The list of lawmakers seeking Shinseki’s ouster grew by day, and included many Senate Democrats seeking re-election this fall. By Friday morning, four of the state’s six congressional delegation members had said it was time for Shinseki to go. Cotton, who had served in the Army in Afghanistan and Iraq, had called for Shinseki’s ouster earlier in May.
Pryor said he was outraged by the problems uncovered at the VA, but was one of the few Democrats facing tough races who stopped short of calling for Shinseki’s exit. Pryor also met with the leaders of VA facilities in Little Rock and Fayetteville to see if the problems had reached Arkansas.

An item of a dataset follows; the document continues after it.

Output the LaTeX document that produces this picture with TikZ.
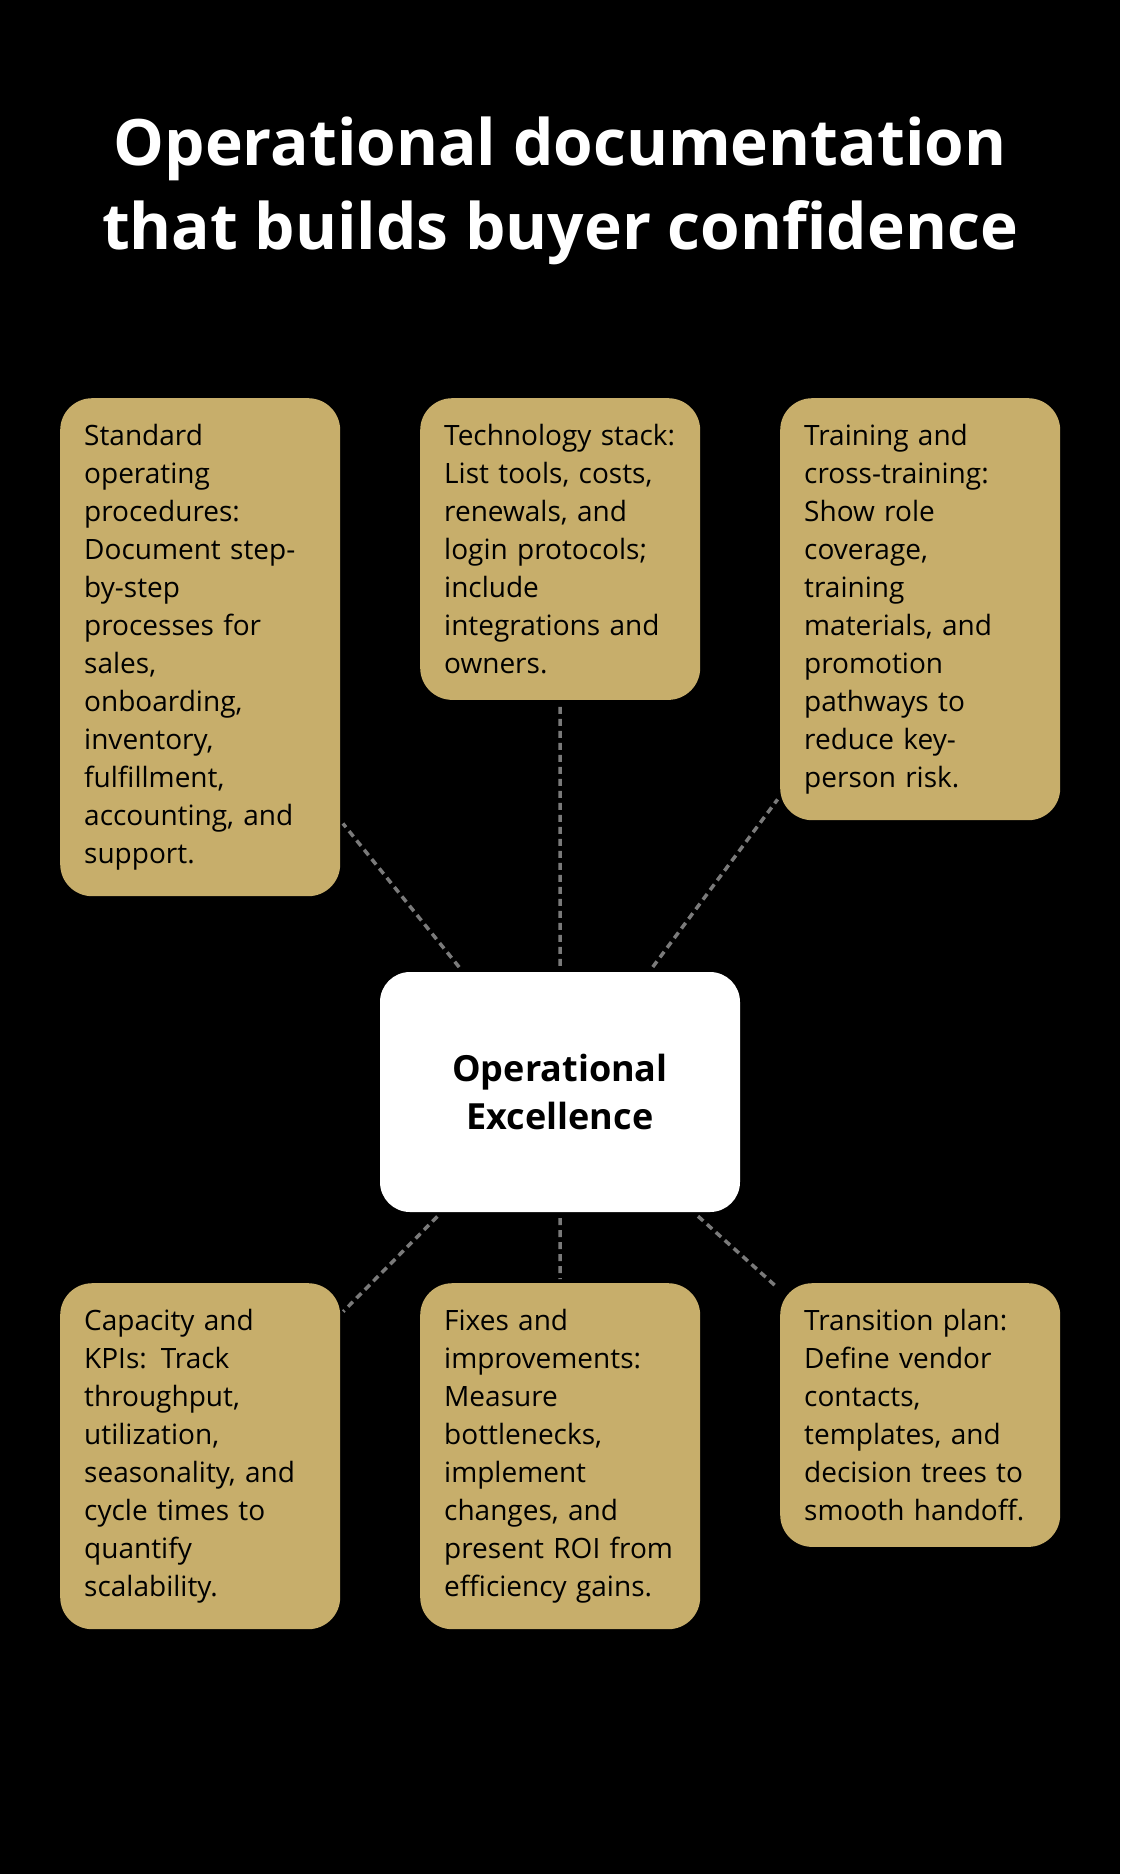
\documentclass[tikz,border=0pt]{standalone}
\usepackage{fontspec}
\setmainfont{Open Sans}
\usetikzlibrary{positioning}
\definecolor{gold}{HTML}{C7AE6B}
\definecolor{link}{HTML}{7A7A7A}
\tikzset{
  card/.style={rectangle, rounded corners=32pt, fill=gold, anchor=north west,
    text width=232pt, align=left, inner xsep=24pt, inner ysep=26pt,
    font=\fontsize{28}{38}\selectfont, text=black},
  hub/.style={rectangle, rounded corners=30pt, fill=white, minimum width=360pt,
    minimum height=240pt, align=center, font=\fontsize{36}{48}\selectfont\bfseries},
  link/.style={draw=link, line width=3.5pt, dash pattern=on 7pt off 5pt, shorten <=6pt, shorten >=4pt}
}
\begin{document}
\begin{tikzpicture}[x=1pt,y=-1pt]
    \fill[black] (0,0) rectangle (1120,1874);
    \useasboundingbox (0,0) rectangle (1120,1874);
    \node[text=white, align=center, font=\fontsize{64}{84}\selectfont\bfseries] (title) at (560,191)
        {Operational documentation\\that builds buyer confidence};

    \node[hub] (hub) at (560,1092) {Operational\\Excellence};

    \node[card] (sop) at (60,398) {Standard\\operating\\procedures:\\Document step-\\by-step\\processes for\\sales,\\onboarding,\\inventory,\\fulfillment,\\accounting, and\\support.};
    \node[card] (tech) at (420,398) {Technology stack:\\List tools, costs,\\renewals, and\\login protocols;\\include\\integrations and\\owners.};
    \node[card] (train) at (780,398) {Training and\\cross-training:\\Show role\\coverage,\\training\\materials, and\\promotion\\pathways to\\reduce key-\\person risk.};
    \node[card] (kpi) at (60,1283) {Capacity and\\KPIs: Track\\throughput,\\utilization,\\seasonality, and\\cycle times to\\quantify\\scalability.};
    \node[card] (fix) at (420,1283) {Fixes and\\improvements:\\Measure\\bottlenecks,\\implement\\changes, and\\present ROI from\\efficiency gains.};
    \node[card] (plan) at (780,1283) {Transition plan:\\Define vendor\\contacts,\\templates, and\\decision trees to\\smooth handoff.};

    \draw[link] (hub) -- (sop);
    \draw[link] (hub) -- (tech);
    \draw[link] (hub) -- (train);
    \draw[link] (hub) -- (kpi);
    \draw[link] (hub) -- (fix);
    \draw[link] (hub) -- (plan);
\end{tikzpicture}
\end{document}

“I want to see how widespread this is, I want to see what else is going on there, I want to get inside the numbers a little bit, not just the big top-line number,” Pryor said last Thursday. “This is a very serious problem for the Veterans Administration, and I think over time we’re going to have to see a lot of changes there. That may include changing the secretary and obviously it’s going to include changing a lot of people in Phoenix.”
Pryor, Cotton and the rest of the state’s congressional delegation have said the focus should be on reforming the VA now that Shinseki is gone. But the politics surrounding those reforms and the fallout from the VA’s problems will linger as a campaign issue.
Seeking an opening in the race to unseat Pryor, Cotton and Republicans have been trying to use the VA crisis a new way to attach the two-term senator to a president who remains deeply unpopular in the state. An outside group had begun airing ads accusing Pryor of being silent on the crisis, a charge that Pryor’s campaign said was untrue and an effort to exploit the scandal for political gain.
It’s a dynamic that’s being echoed in several high-profile races around the country. Cotton is among several Republican candidates the Democratic Senatorial Campaign Committee targeted with releases criticizing past votes on veterans issues.
Cotton showed no signs of letting up on his criticism, with a statement targeting the senator within an hour of Shinseki’s resignation.
“I’m disappointed that, as usual, Senator Pryor stuck with President Obama until the very end, but even the President realized Secretary Shinseki needed to resign,” Cotton said in a statement released by his campaign. “Our veterans and all Arkansans need a senator who will lead, not one who will defer to Barack Obama.”
Pryor’s campaign accused Cotton of being more interested in cheap political attacks than addressing the VA crisis itself.
“While Mark is working to get to the bottom of this issue and deliver as promised answers about the impact on Arkansas’ veterans and a plan to fix this, Congressman Cotton is more interested in playing election year politics,” spokesman Erik Dorey said.
Expect more exchanges like this until November.